Year of sentence revoked for Fayer

Published 12:00 pm Wednesday, June 13, 2018

A 36-year-old Maryland man convicted of stealing copper wiring throughout the former Lunenburg Middle School building has had a year of his sentence revoked for failure to pay for damage from the theft.

David Richard Fayer, Jr. had one year of a suspended sentence revoked recently in Lunenburg County Circuit Court, a release from the Lunenburg Commonwealth’s Attorney Office cited. Fayer was convicted in 2010 on two counts of burglary and grand larceny resulting from the theft of copper wiring throughout the building formerly used as the county middle school building on Route 40 and a residential school for foster children known as Concept One Academies. Along with another man and woman as accomplices, the release cited that they caused a loss and damages to the building of approximately $300,000. Fayer, the release noted, had made payments of only $117.36 since his release from prison in March 2017, having served seven years.

The release noted his co-defendants, John Kenneth Barnett and Goldie Lynn Bailey, who cooperated with the investigation, served four years and three and a half years, respectively. They are also responsible for payments of restitution, and are currently in default and will be pursued, according to Commonwealth’s Attorney Robert Clement.
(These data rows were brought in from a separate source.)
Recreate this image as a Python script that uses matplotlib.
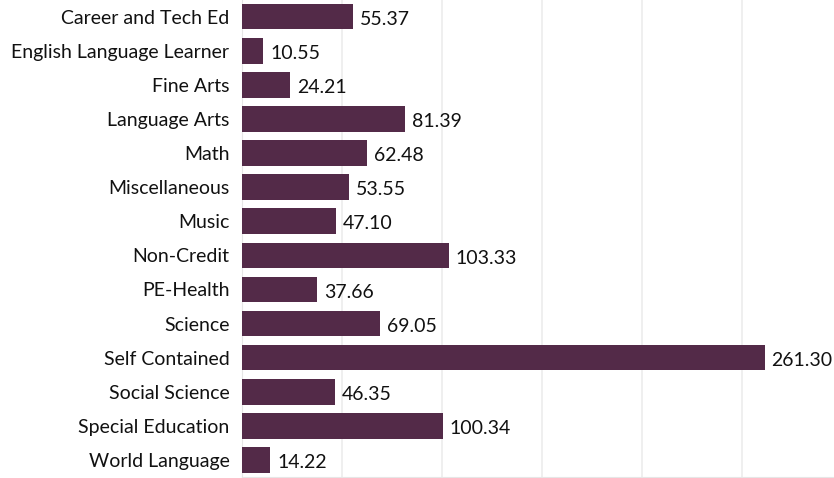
import matplotlib.pyplot as plt

# valors per assignatura
subjects = ['Career and Tech Ed', 'English Language Learner', 'Fine Arts', 'Language Arts',
            'Math', 'Miscellaneous', 'Music', 'Non-Credit', 'PE-Health', 'Science',
            'Self Contained', 'Social Science', 'Special Education', 'World Language']
values = [55.37, 10.55, 24.21, 81.39, 62.48, 53.55, 47.10, 103.33, 37.66, 69.05,
          261.30, 46.35, 100.34, 14.22]

bar_color = '#532a48'
plt.rcParams['font.family'] = ['Lato', 'DejaVu Sans']

fig = plt.figure(figsize=(8.34, 4.78), dpi=100)
ax = fig.add_axes([242 / 834, 1 / 478, 600 / 834, 477.4 / 478])

ypos = list(range(len(subjects)))
ax.barh(ypos, values, height=0.75, color=bar_color, zorder=3)

for y, v in zip(ypos, values):
    ax.text(v + 3.5, y + 0.08, f'{v:.2f}', va='center', ha='left', fontsize=14, color='#111111')

ax.set_yticks(ypos)
ax.set_yticklabels(subjects, fontsize=14, color='#111111')
ax.set_ylim(len(subjects) - 0.5, -0.5)
ax.set_xlim(0, 300)
ax.set_xticks([0, 50, 100, 150, 200, 250, 300])
ax.tick_params(axis='x', bottom=False, labelbottom=False)
ax.tick_params(axis='y', length=0, pad=9)
ax.grid(axis='x', color='#ececec', linewidth=1.2, zorder=0)

for s in ['top', 'right']:
    ax.spines[s].set_visible(False)
ax.spines['left'].set_color('#e6e6e6')
ax.spines['bottom'].set_color('#e6e6e6')

fig.savefig('out.png', dpi=100)
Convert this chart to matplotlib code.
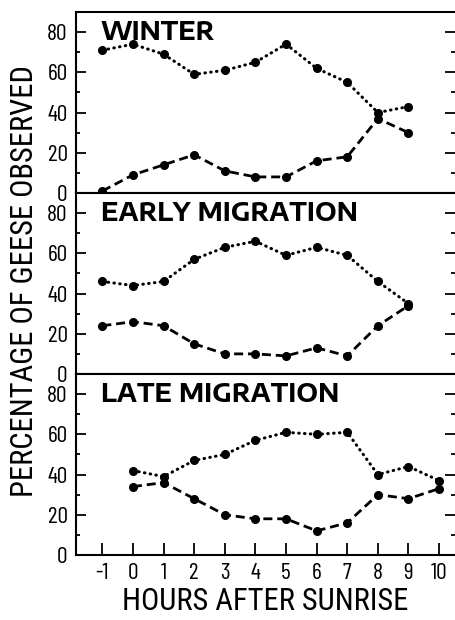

Clement said in the release Fayer was perceived as the ringleader and less cooperative. Barnett and Bailey were said to be more cooperative with police, and were willing to testify against Fayer.

Goldie Bailey married David Fayer after the arrests, but before trial, while he was being held in jail, but was still willing to testify for the Commonwealth. After serving his current sentence of one year, the release noted Fayer will still be under supervised probation, good behavior for 40 years, warrantless searches, and staying out of Lunenburg County. At the time of the trial, Theresa Garr, owner of Concept One Academies said she had consulted an electrical contractor and has been told that commercial re-wiring of the large building (55,000 square feet) would easily cost more than $1 million.

Other damage would require replacement of all water pipes, transformers, electrical boxes, repair or replacement of 46 window air conditioning units, replacement of 25 kick plates and door knobs to interior doors, replacement of drain covers, replacement of flush valves, replacement of flashing on roof, replacement of sections of drop ceiling (approximately 12,000 square feet), repair to some masonry walls, cleanup costs, and other repairs and replacements. Garr had purchased the buildings from the county for $525,000 in 2006 and made improvements and used the facilities for residential placement of foster care children until October 2008. The larger building and the tract of land upon which it is situated was appraised by the county for tax purposes at $4.2 million. In 2009 the county lowered the value to $2.3 million. After damage and deterioration, on Feb. 28, 2009, the smaller building on the other tract of land was auctioned off to a high bidder for the amount of $25,000. It had been originally assessed by the county at $1.25 million, the release cited.